什么是State Processor
API
官方文档说明:https://nightlies.apache.org/flink/flink-docs-release-1.12/zh/dev/libs/state_processor_api.html
目的
使用 State Processor API 可以 读取、写入和修改 savepoints 和 checkpoints ,也可以转为SQL查询来分析和处理状态数据。定位作业中的问题。
使用方式介绍
引入pom
<!--读checkpoint-->
<dependency>
<groupId>org.apache.flink</groupId>
<artifactId>flink-state-processor-api_2.11</artifactId>
<version>1.12.3</version>
</dependency>
读取keyed state时,使用 readKeyedState 指定uid和KeyedStateReaderFunction<KeyType, OutputType> 函数来获取对应的 state。(读哪个算子的状态就使用作业中算子的uid)

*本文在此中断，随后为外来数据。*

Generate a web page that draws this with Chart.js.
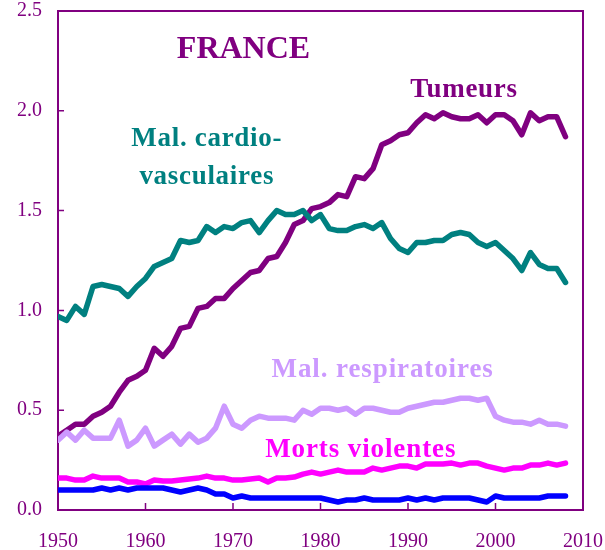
<!DOCTYPE html>
<html>
<head>
<meta charset="utf-8">
<title>France</title>
<script src="https://cdn.jsdelivr.net/npm/chart.js@4.4.1/dist/chart.umd.min.js"></script>
<style>
  html, body { margin: 0; padding: 0; background: #fff; }
  #wrap { width: 605px; height: 550px; }
</style>
</head>
<body>
<div id="wrap"><canvas id="myChart" width="605" height="550"></canvas></div>
<script>
var years = [1950, 1951, 1952, 1953, 1954, 1955, 1956, 1957, 1958, 1959,
    1960, 1961, 1962, 1963, 1964, 1965, 1966, 1967, 1968, 1969,
    1970, 1971, 1972, 1973, 1974, 1975, 1976, 1977, 1978, 1979,
    1980, 1981, 1982, 1983, 1984, 1985, 1986, 1987, 1988, 1989,
    1990, 1991, 1992, 1993, 1994, 1995, 1996, 1997, 1998, 1999,
    2000, 2001, 2002, 2003, 2004, 2005, 2006, 2007, 2008];

var tumeurs = [0.37, 0.40, 0.43, 0.43, 0.47, 0.49, 0.52, 0.59, 0.65, 0.67,
    0.70, 0.81, 0.77, 0.82, 0.91, 0.92, 1.01, 1.02, 1.06, 1.06,
    1.11, 1.15, 1.19, 1.20, 1.26, 1.27, 1.34, 1.43, 1.45, 1.51,
    1.52, 1.54, 1.58, 1.57, 1.67, 1.66, 1.71, 1.83, 1.85, 1.88,
    1.89, 1.94, 1.98, 1.96, 1.99, 1.97, 1.96, 1.96, 1.98, 1.94,
    1.98, 1.98, 1.95, 1.88, 1.99, 1.95, 1.97, 1.97, 1.87];

var cardio = [0.97, 0.95, 1.02, 0.98, 1.12, 1.13, 1.12, 1.11, 1.07, 1.12,
    1.16, 1.22, 1.24, 1.26, 1.35, 1.34, 1.35, 1.42, 1.39, 1.42,
    1.41, 1.44, 1.45, 1.39, 1.45, 1.50, 1.48, 1.48, 1.50, 1.45,
    1.48, 1.41, 1.40, 1.40, 1.42, 1.43, 1.41, 1.44, 1.36, 1.31,
    1.29, 1.34, 1.34, 1.35, 1.35, 1.38, 1.39, 1.38, 1.34, 1.32,
    1.34, 1.30, 1.26, 1.20, 1.29, 1.23, 1.21, 1.21, 1.14];

var respiratoires = [0.35, 0.39, 0.35, 0.40, 0.36, 0.36, 0.36, 0.45, 0.32, 0.35,
    0.41, 0.32, 0.35, 0.38, 0.33, 0.38, 0.34, 0.36, 0.41, 0.52,
    0.43, 0.41, 0.45, 0.47, 0.46, 0.46, 0.46, 0.45, 0.50, 0.48,
    0.51, 0.51, 0.50, 0.51, 0.48, 0.51, 0.51, 0.50, 0.49, 0.49,
    0.51, 0.52, 0.53, 0.54, 0.54, 0.55, 0.56, 0.56, 0.55, 0.56,
    0.47, 0.45, 0.44, 0.44, 0.43, 0.45, 0.43, 0.43, 0.42];

var mortsViolentes = [0.16, 0.16, 0.15, 0.15, 0.17, 0.16, 0.16, 0.16, 0.14, 0.14,
    0.13, 0.15, 0.145, 0.145, 0.15, 0.155, 0.16, 0.17, 0.16, 0.16,
    0.15, 0.15, 0.155, 0.16, 0.14, 0.16, 0.16, 0.165, 0.18, 0.19,
    0.18, 0.19, 0.20, 0.19, 0.19, 0.19, 0.21, 0.20, 0.21, 0.22,
    0.22, 0.21, 0.23, 0.23, 0.23, 0.235, 0.225, 0.235, 0.235, 0.22,
    0.21, 0.20, 0.21, 0.21, 0.225, 0.225, 0.235, 0.225, 0.235];

var autres = [0.10, 0.10, 0.10, 0.10, 0.10, 0.11, 0.10, 0.11, 0.10, 0.11,
    0.11, 0.11, 0.11, 0.10, 0.09, 0.10, 0.11, 0.10, 0.08, 0.08,
    0.06, 0.07, 0.06, 0.06, 0.06, 0.06, 0.06, 0.06, 0.06, 0.06,
    0.06, 0.05, 0.04, 0.05, 0.05, 0.06, 0.05, 0.05, 0.05, 0.05,
    0.06, 0.05, 0.06, 0.05, 0.06, 0.06, 0.06, 0.06, 0.05, 0.04,
    0.07, 0.06, 0.06, 0.06, 0.06, 0.06, 0.07, 0.07, 0.07];

var xTicks = [1950, 1960, 1970, 1980, 1990, 2000, 2010];
var yTicks = [0, 0.5, 1.0, 1.5, 2.0, 2.5];

var purple = '#800080';
var serif = '"Liberation Serif", "Times New Roman", serif';

// text labels placed in data coordinates: [text, year, value, colour, size, spacing]
var labels = [
    ['FRANCE', 1971.2, 2.265, purple, 32, 0],
    ['Tumeurs', 1996.4, 2.07, purple, 27, 0.7],
    ['Mal. cardio-', 1967.0, 1.824, '#008080', 27, 0.7],
    ['vasculaires', 1967.0, 1.633, '#008080', 27, 0.7],
    ['Mal. respiratoires', 1987.1, 0.666, '#CC99FF', 27, 0.9],
    ['Morts violentes', 1984.6, 0.266, '#FF00FF', 27, 0.9]
];

function toPoints(values) {
    return values.map(function (v, i) { return { x: years[i], y: v }; });
}

function line(data, color) {
    return {
        data: toPoints(data),
        borderColor: color,
        backgroundColor: color,
        borderWidth: 5.5,
        pointRadius: 0,
        tension: 0,
        borderJoinStyle: 'round',
        borderCapStyle: 'round'
    };
}

// frame, inward tick marks and the text labels
const decorations = {
    id: 'decorations',
    beforeDatasetsDraw(chart) {
        const ctx = chart.ctx;
        const area = chart.chartArea;
        const xs = chart.scales.x;
        const ys = chart.scales.y;
        ctx.save();
        ctx.strokeStyle = purple;
        ctx.lineWidth = 2;
        ctx.strokeRect(area.left, area.top, area.right - area.left, area.bottom - area.top);
        ctx.lineWidth = 1.5;
        ctx.beginPath();
        xTicks.forEach(function (t) {
            const px = xs.getPixelForValue(t);
            ctx.moveTo(px, area.bottom);
            ctx.lineTo(px, area.bottom - 7);
        });
        yTicks.forEach(function (t) {
            const py = ys.getPixelForValue(t);
            ctx.moveTo(area.left, py);
            ctx.lineTo(area.left + 6, py);
        });
        ctx.stroke();
        ctx.restore();
    },
    afterDatasetsDraw(chart) {
        const ctx = chart.ctx;
        const xs = chart.scales.x;
        const ys = chart.scales.y;
        ctx.save();
        ctx.textAlign = 'center';
        ctx.textBaseline = 'alphabetic';
        labels.forEach(function (l) {
            ctx.font = 'bold ' + l[4] + 'px ' + serif;
            ctx.letterSpacing = l[5] + 'px';
            ctx.fillStyle = l[3];
            ctx.fillText(l[0], xs.getPixelForValue(l[1]), ys.getPixelForValue(l[2]));
        });
        ctx.restore();
    }
};

const ctx = document.getElementById('myChart');
const myChart = new Chart(ctx, {
    type: 'line',
    data: {
        datasets: [
            line(autres, '#0000FF'),
            line(mortsViolentes, '#FF00FF'),
            line(respiratoires, '#CC99FF'),
            line(cardio, '#008080'),
            line(tumeurs, purple)
        ]
    },
    options: {
        responsive: false,
        animation: false,
        layout: { padding: { top: 11, right: 22, left: 0, bottom: 0 } },
        plugins: {
            legend: { display: false },
            tooltip: { enabled: false }
        },
        scales: {
            x: {
                type: 'linear',
                min: 1950,
                max: 2010,
                afterFit: function (scale) {
                    scale.height = 40;
                    scale.paddingLeft = 0;
                    scale.paddingRight = 0;
                },
                afterBuildTicks: function (scale) {
                    scale.ticks = xTicks.map(function (v) { return { value: v }; });
                },
                grid: { display: false, drawTicks: false },
                border: { display: false },
                ticks: {
                    color: purple,
                    padding: 20,
                    maxRotation: 0,
                    autoSkip: false,
                    font: { family: serif, size: 20 },
                    callback: function (v) { return String(v); }
                }
            },
            y: {
                min: 0,
                max: 2.5,
                afterFit: function (scale) {
                    scale.width = 58;
                    scale.paddingTop = 0;
                    scale.paddingBottom = 0;
                },
                afterBuildTicks: function (scale) {
                    scale.ticks = yTicks.map(function (v) { return { value: v }; });
                },
                grid: { display: false, drawTicks: false },
                border: { display: false },
                ticks: {
                    color: purple,
                    padding: 16,
                    font: { family: serif, size: 20 },
                    callback: function (v) { return v.toFixed(1); }
                }
            }
        }
    },
    plugins: [decorations]
});
</script>
</body>
</html>
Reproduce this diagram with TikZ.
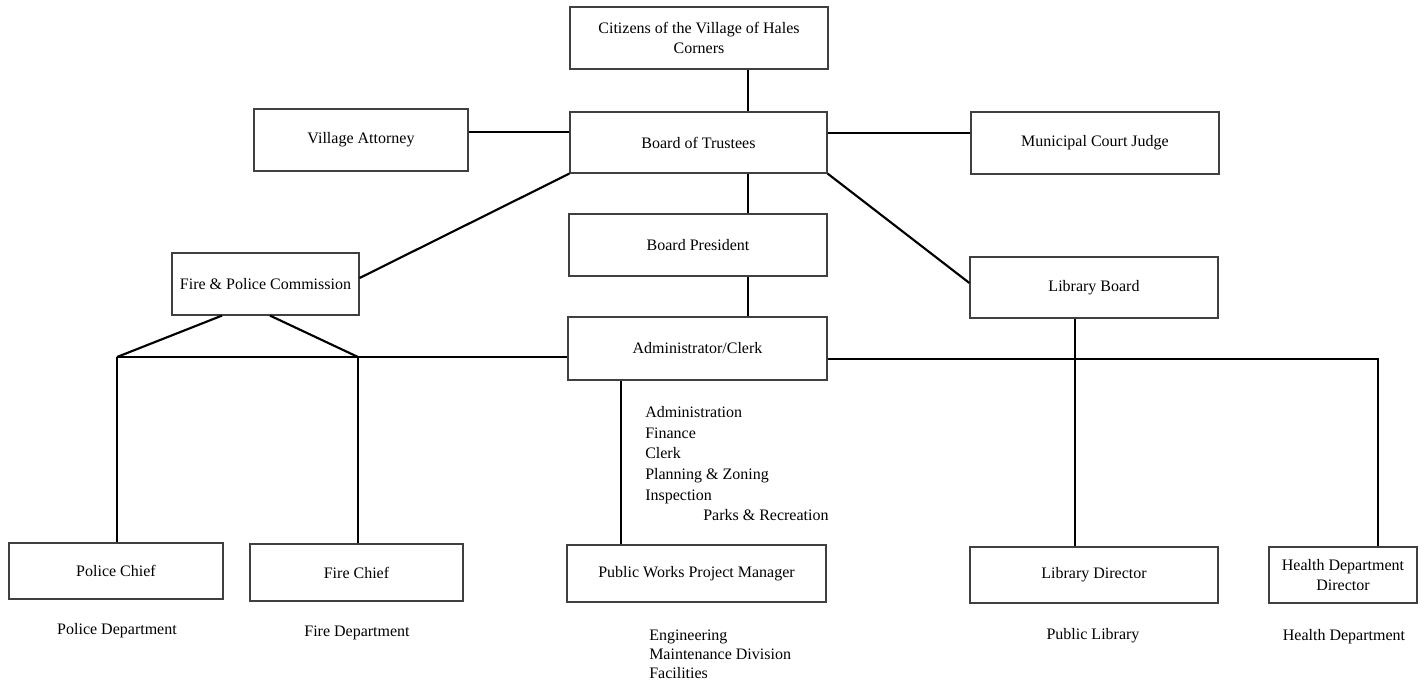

package com.d4t.dataplatform.runner;
import java.io.Serializable;
import org.apache.flink.api.common.state.MapState;
import org.apache.flink.api.common.state.MapStateDescriptor;
import org.apache.flink.api.java.DataSet;
import org.apache.flink.api.java.ExecutionEnvironment;
import org.apache.flink.api.java.utils.ParameterTool;
import org.apache.flink.configuration.Configuration;
import org.apache.flink.runtime.state.memory.MemoryStateBackend;
import org.apache.flink.state.api.Savepoint;
import org.apache.flink.state.api.functions.KeyedStateReaderFunction;
import org.apache.flink.util.Collector;
import com.d4t.dataplatform.runner.functions.rulerunner.RuleCalculateProcessFunction;
/**
* @author sanhongbo
* @date 2022/1/10
* @description 读取checkpoint
**/
public class ReadCheckpoint {
public static void main(String[] args) throws Exception {
final String Uid = RuleCalculateProcessFunction.class.getSimpleName();
final ParameterTool parameterTool = ParameterTool.fromArgs(args);
final String checkpointPath = parameterTool.get("checkpoint.path");
// set up the batch execution environment
final ExecutionEnvironment env = ExecutionEnvironment.getExecutionEnvironment();
DataSet<KeyedMapState> keyedMapStateDataSet = Savepoint
.load(env, checkpointPath ,new MemoryStateBackend())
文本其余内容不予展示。